Monday, February 13, 2012

Waiting, waiting

Just after 9am. There now seems to be confusion among the nurses on this shift about why I'm under the impression that I might be getting some sort of surgery today, or ever. The bleeding has stopped. Why would they do surgery, and -- if they did -- what would they even do?

This was a brick wall I had not expected to run up against: the lack of support or feeling of any urgency on the part of the nursing staff. My current nurse "Mary", is a bit of a Debbie Downer, saying things like maybe this doctor doesn't even *do* surgery at all (he does: I just looked at his website).

I'm currently voluntarily "NPO" (nothing by mouth previous to surgery) so I'm waiting to eat anything until I hear what the likelihood a procedure is in the near future. But restrictions on eating or drinking are generally 8 hours beforehand.
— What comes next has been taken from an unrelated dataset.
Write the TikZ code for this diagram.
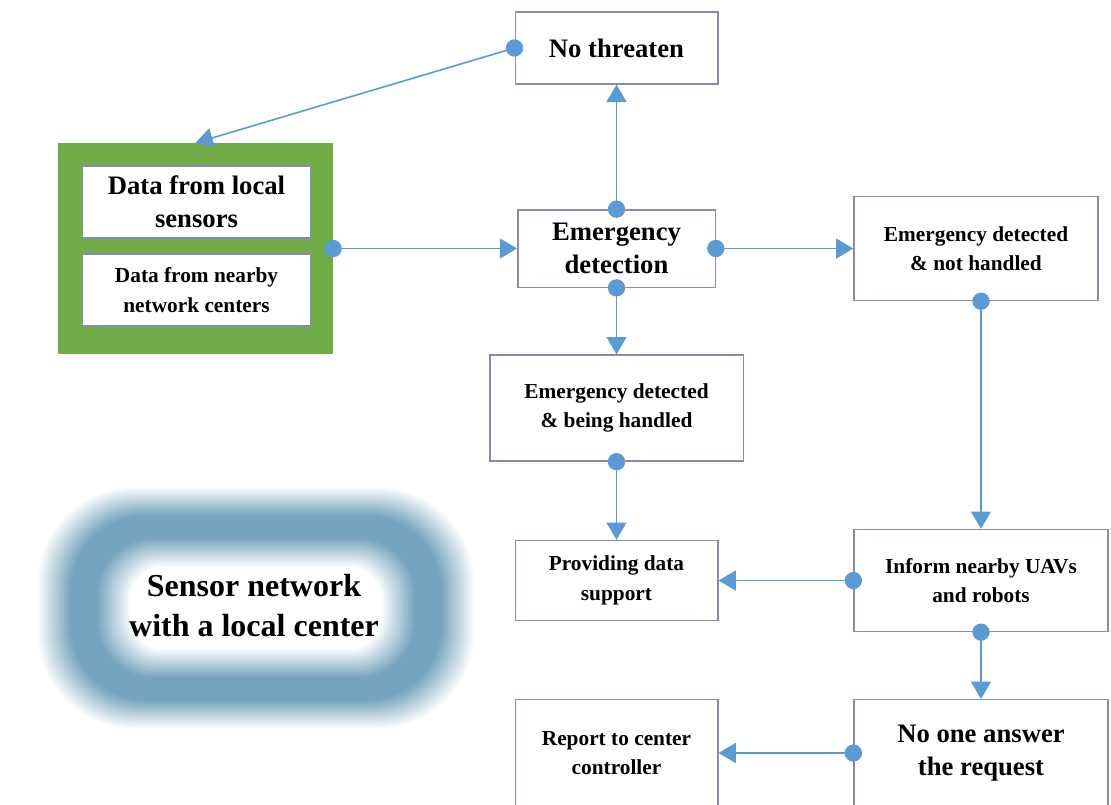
\documentclass[tikz,border=0pt]{standalone}
\usepackage{fontspec}
\setmainfont{Liberation Serif}
\usetikzlibrary{arrows.meta}

\definecolor{lineblue}{HTML}{5B9BD5}
\definecolor{boxline}{HTML}{8E88AE}
\definecolor{framegreen}{HTML}{70AD47}
\definecolor{cloudblue}{HTML}{74A3BD}

\begin{document}
\begin{tikzpicture}[x=0.75pt, y=-0.75pt,
    box/.style={draw=boxline, line width=1pt, fill=white, align=center, font=\bfseries},
    bigtext/.style={font=\fontsize{20}{25}\selectfont\bfseries},
    smalltext/.style={font=\fontsize{16}{22}\selectfont\bfseries},
    link/.style={draw=lineblue, line width=1.2pt, -{Triangle[width=15pt,length=13pt]}},
    dot/.style={fill=lineblue}]
    \useasboundingbox (0,0) rectangle (1111,804);

    % blurred cloud around the label
    \foreach \i in {0,...,60} {
        \pgfmathsetmacro\t{\i/60}
        \pgfmathsetmacro\c{max(0, min(100, 300*\t, 300*(0.9-\t)))}
        \pgfmathsetmacro\w{220 - 105*\t}
        \pgfmathsetmacro\h{122 - 90*\t}
        \pgfmathsetmacro\r{0.75*\h*0.8}
        \fill[cloudblue!\c!white, rounded corners=\r pt] (256-\w, 608-\h) rectangle (256+\w, 608+\h);
    }
    \node[font=\fontsize{24}{30}\selectfont\bfseries, align=center] (sensnet) at (254,606) {Sensor network\\with a local center};

    % green frame with the two data boxes
    \node[fill=framegreen, minimum width=206pt, minimum height=158pt] (green) at (195.5,248.5) {};
    \node[box, bigtext, minimum width=171pt, minimum height=54pt] (local) at (196.5,202) {Data from local\\sensors};
    \node[box, smalltext, minimum width=171pt, minimum height=54pt] (nearby) at (196.5,290) {Data from nearby\\network centers};

    % flow boxes
    \node[box, bigtext, minimum width=152pt, minimum height=54pt] (nothr) at (616.5,48) {No threaten};
    \node[box, bigtext, minimum width=148pt, minimum height=58pt] (emg) at (616.5,248.5) {Emergency\\detection};
    \node[box, smalltext, minimum width=183pt, minimum height=78pt] (nothand) at (976,248.5) {Emergency detected\\\& not handled};
    \node[box, smalltext, minimum width=190pt, minimum height=79.5pt] (beinghand) at (616.5,408) {Emergency detected\\\& being handled};
    \node[box, smalltext, minimum width=152pt, minimum height=60pt] (provide) at (616.5,580.5) {Providing data\\support};
    \node[box, smalltext, minimum width=190.5pt, minimum height=76.5pt] (inform) at (981,580.5) {Inform nearby UAVs\\and robots};
    \node[box, bigtext, minimum width=190.5pt, minimum height=80pt] (noone) at (981,753) {No one answer\\the request};
    \node[box, smalltext, minimum width=152pt, minimum height=80pt] (report) at (616.5,753) {Report to center\\controller};

    % connectors
    \coordinate (handout) at (inform.north |- nothand.south);
    \draw[link] (nothr.west) -- (green.north);
    \draw[link] (green.east) -- (emg.west);
    \draw[link] (emg.north) -- (nothr.south);
    \draw[link] (emg.east) -- (nothand.west);
    \draw[link] (emg.south) -- (beinghand.north);
    \draw[link] (beinghand.south) -- (provide.north);
    \draw[link] (handout) -- (inform.north);
    \draw[link] (inform.west) -- (provide.east);
    \draw[link] (inform.south) -- (noone.north);
    \draw[link] (noone.west) -- (report.east);

    \foreach \p in {nothr.west, green.east, emg.north, emg.east, emg.south, beinghand.south, handout, inform.west, inform.south, noone.west}
        \fill[dot] (\p) circle (6.5pt);
\end{tikzpicture}
\end{document}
I haven't had anything since about 9 last night and it could be an infinite number of hours until the procedure (that Debbie Downer doesn't personally think I'll need or get). Which amounts to diagnosing and working far above her license. Which is a big no-no in the medical field.

It's a good thing that I don't really get hungry because of the Chemo, but at some point I might need more than just IV dextrose to "eat".

Sigh. Now I'm back to directing my care, as it seems like I always am in situations like this. I'm asking the nurses here to call the urologist, and asking if they can find out what days he does surgery, if so, what times in the day? Again, nurse Debbie-Downer says there's probably no point to that question as "schedules are always changing". Which is total BS. Every surgeon I've worked with (and I've worked with quite a few) has set surgical days.

So, I'm working on plan B. Or maybe promoting the original Plan A from Plan B back to plan A. Something like that. I just called Hunter's office at Mayo and am considering checking myself out of here ASAP and getting to Mayo tonight, if Dr. Hunter will agree to do the procedure but this new, unseen doctor won't -- or doesn't actually see me any time soon because the nurses are not behind my cause.

In the middle of writing this, Jen just reminded me that the ER doc from last night did talk to the new urologist on the phone, so hopefully I'm not relying solely on Nurse Debbie Downer's expert medical assessment if the situation to the doc.

I have a working phone. I might call the Urologist's office myself and ask his assistant the questions that I'm trying to get the nurses to ask. I love cutting out the middle man, when the middle man stands in my way.

It was a good idea to be here over night, though. The bleeding continued off and on for about 24 hours total, and stopped about midnight. The catheter itself stopped working twice overnight, and required more emergency irrigation.

Nurse Debbie downer just got off the phone with the Urologist's PA. I don't rate the actual Urologist, apparently. I wont be seeing him, as it turns out. They'll be here in 1/2 hour. But -- as I'd predicted -- currently no one involved (including the PA) foresees the necessity for any sort of procedure, based on nurse Debbie Downer's expert medical assessment, and their failure to copy my medical records into the system. I'll do my best to convince them otherwise, but based on *that* conversation, it sounds like if I'm going to get his fixed, I need to go to Mayo, where they understand the seriousness.

I find that I really hate being treated like a hypochondriac.

Basically, I'm tired of having this catheter in (especially since it isn't bleeding anymore) and if I'm just wasting time sitting on my ass for no reason and running up the meter on the cost of this thing, I'd rather get the catheter out and walk out. As I put it to the nurse: the only reason I'm sitting here in this bed anymore is because of the hope of seeing the urologist and getting this fixed so that it won't happen again. If Hunter can do it and the other guy won't, I'll head back to Mayo.

I'm getting ahead of myself, of course. I don't know *what* the urologist's PA will say. But I don't want to put all of my eggs in that particular basket.

Someday -- some nirvanic day -- I will have just *one* medical calamity happening at once.


Dave Matheny said...

My impression is that medical people hate it when you seem to know something more than they do, even when it's something about you, the patient, that they could not be expected to know anything about.

I still love them for all they do, though. It's just that they are no more immune to the us-and-them thing than anyone else.

Deborah in MN said...

grrr... brings back bad memories of my little stay at Abbot last year and the confusion of care I experienced that led to a week of torture. I feel for your frustration.